Biz Türkiye’de Ekşi Sözlük’e erişim sorununu konuşurken, yine aynı günlerde ABD’de bu köşede daha önce de dikkat çektiğim iki önemli dava görülmeye başladı. Bu davaların biri Youtube’a (Google aynı zamanda), diğeri Twitter’a açılmıştı. İlki ABD vatandaşı Nohami Gonzalez’in (23), Paris’te eğitim gördüğü sırada IŞİD saldırısında öldürülmesiyle ilgili. Gonzalez’in ailesi, IŞİD’in, Google'ın sahibi olduğu YouTube'da "şiddeti kışkırtan ve potansiyel destekçileri toplayan yüzlerce radikalleştirici video" yayınladığını, YouTube algoritmalarının bu içeriği, bu içerikle ilgilenmesi muhtemel insanlarla buluşturacak şekilde öne çıkardığını iddia ediyor. Dolayısıyla IŞİD’in bu kadar büyümesi ve taraftar toplamasında Google ve ona bağlı YouTube’un sorumluluğu olduğunu iddia ediyor. İşte bu iddia, aslında 1996’da ABD’de çıkarılan ve sosyal medyayı yaratan yasa maddesi olarak bilinen Kısım 230 ile çelişiyor.
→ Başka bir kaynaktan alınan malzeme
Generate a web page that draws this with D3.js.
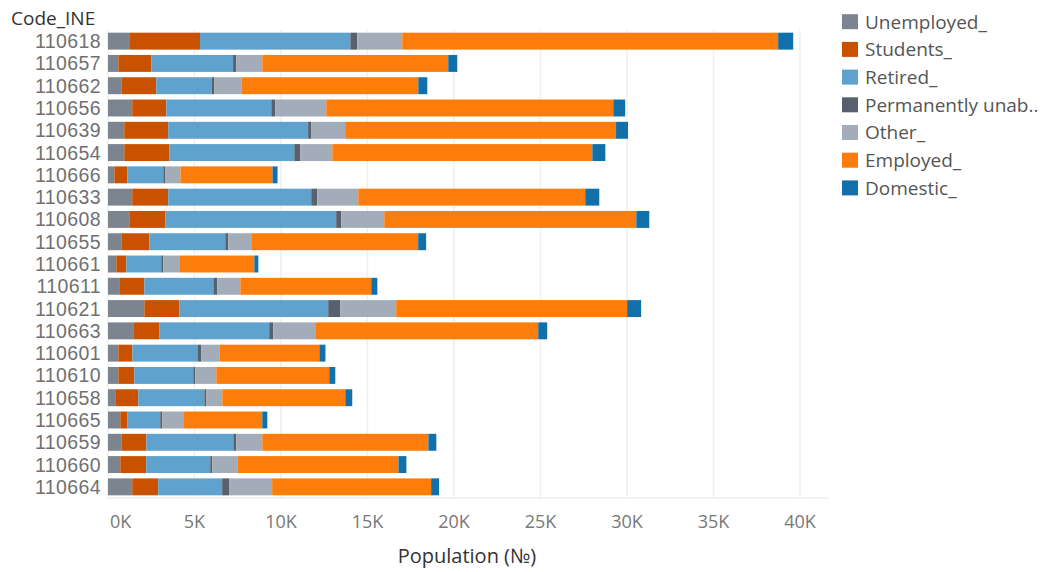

Çünkü Kısım 230, platformları kullanıcıların yazdıkları içeriğin yasal sorumluluğundan azade tutuyor. Eğer böyle bir istisna olmasaydı ve bu ABD’den tüm dünyaya yayılmasaydı, Ekşi Sözlük dahil hiçbir sosyal medya mecrası kurulamaz ya da yaşayamazdı. İşte ABD, uzun zamandır bu istisnayı kısıtlamayı tartışıyor. Bununla ilgili görülen ikinci dava da IŞİD’in Türkiye’de 2017 yılındaki REİNA saldırısında hayatını kaybeden Nawras Alassaf’ın aile üyeleri tarafından, Twitter, Facebook’a ve Google’a açılmış dava. Alassaf’ın ailesi bu sosyal medya platformları olmasa, IŞİD’in bu kadar hızlı büyüyüp böyle eylemler gerçekleştiremeyeceğini iddia ediyor. Davalar henüz karara bağlanmadı ama yüksek mahkeme üyelerinin bu davalara çok temkinli yaklaştığı hissediliyor. Çünkü burada verecekleri bir karar, internetin genel işleyişini tamamen değiştirebilir. Bana sorarsanız, bu konuda topu yasa yapıcılara yani Kongre’ye atıp çok ciddi kararlar veremeyeceklerdir.

SOSYAL MEDYA: PLATFORM MU, YAYINCI MI?

Bu davalardan çıkacak sonuç ne olursa olsun, Kısım 230 başlığı altındaki istisna, internetin bugünkü koşullarına cevap vermiyor ve tartışılmaya devam edecek. Muhtemelen bazı kısıtlamalar getirilecek. Çünkü 1996 yılında bu istisna yasalaşırken, internet böyle dev merkezi platformların olmadığı bir internetti. Ayrıca kullanıcı yorumları, bugünkü gibi ilgiyi artırmak ve dikkat çekmek için seçilip algoritmalarla öne çıkarılmıyordu. Kronolojik veya ters kronolojik akış esastı. Deprem felaketinde ters kronolojik akışa en çok ihtiyacımız varken, eski tarihli paylaşımların öne çıkmasını ve tekrar tekrar dolaşıma girmesini düşünün. İşleri ne kadar zorlaştırdığı ortadaydı. İşte bu yüzden, bugün algoritmaları platformları bir yayıncı haline getiriyor. O halde içeriğin bir kısmından da sorumlu olmak zorundalar. Hem bu istisnadan yararlanıp hem de yazılanların içeriği beni ilgilendirmez denilemez. İşte platformlarla ilgili asıl tartışmamız gereken de bu. ABD hem davalar hem de siyaset yoluyla bunu tartışıyor. Tartışmak yerine, bizim gibi erişim engeli getirip işi kökünden halledebilirlerdi. Aradaki bu medeniyet farkı, duymak isteyene, deprem sonrası yaşanan yıkım ve öncesindeki ihmallerle ilgili de bir şeyler söyleyebilir.